Hence, let me now look at the viability of using contract law to claim compensation. There are several cases in which consumers have sued Volkswagen because they bought their cars directly from the company, or where they have sued the distributors of VW cars and claimed that these are contractually responsible towards them for the behaviour of Volkswagen. The essential question then is: Can aspects such as the real-drive emissions of the car and the compliance of the car with EU laws on car approvals and emission standards be a contractual obligation that VW has breached by means of cheating the public authorities? I would argue that this is possible. Not only has Volkswagen presented to consumers in leaflets the details of the emissions and the conformity of the cars with the Euro-norm, it has also – and that allows me to link it to my initial research – publicly declared in its CSR policy towards consumers that it complies with all laws and regulations. This commitment and the related, more specific advertisement can be read into the standard of conformity because of Art. 2(2)(d) Consumer Sales Directive (which prescribes that the reasonable expectations of consumers as regards the conformity of the good can be determined in the light of public statements of the seller or the manufacturer). The question is then whether this has led to any direct damage. The decreased value of the car (and thus the possibility of selling it) due to its higher emissions and the uncertainty of whether it can continue to be used on the road is a measurable loss. This is the case particularly because in the administrative court proceedings commenced by citizens against cities for the breach of EU laws on air quality, it has been indicated that cities might be required to ban high-emission Diesel cars in order to improve air quality. But one may also argue that the losses also include an environmental loss once the consumer can show that they purchased the car specifically with regard to the low emissions. Given the need for a high level of consumer protection that the Court of Justice regularly reiterates in its EU consumer law rulings, the disappointment of such environmental expectations would need to be accompanied by a remedy that consumers can make use of.
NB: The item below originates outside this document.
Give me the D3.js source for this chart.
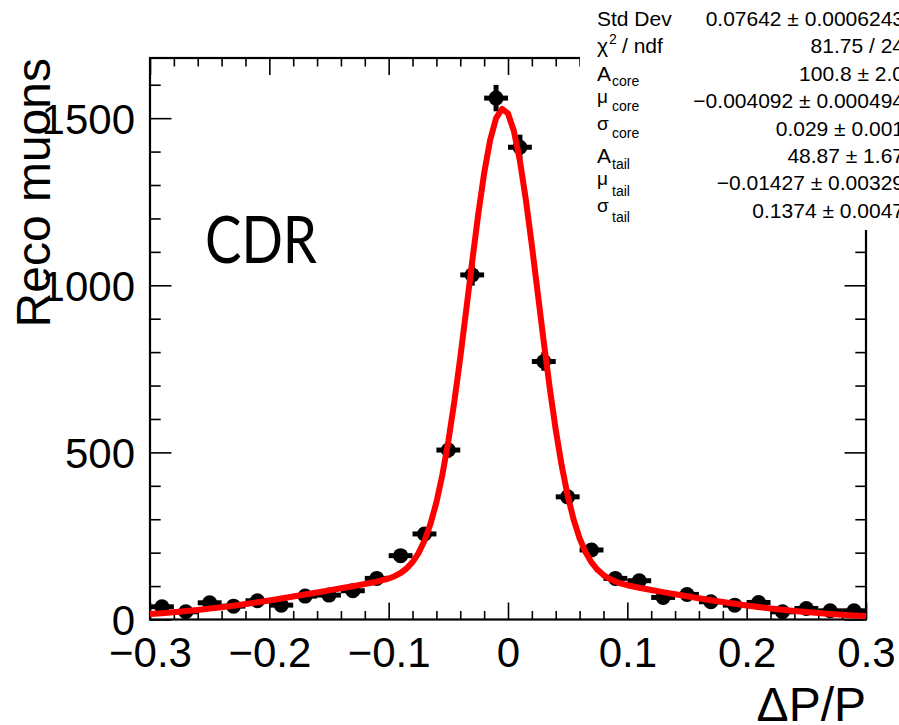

I am currently working on a related paper that discusses these legal problems more profoundly and, of course, much depends on whether a higher court, such as the Bundesgerichtshof, will now submit questions to the Court of Justice on the relevance of EU environmental laws within consumer litigation. But I dare to make the prediction (and may need to write another blog on this in a couple of years’ time) that the CJEU would also be inclined to protect the environmentally-oriented consumer and allow him or her to receive compensation for his or her disappointed expectations.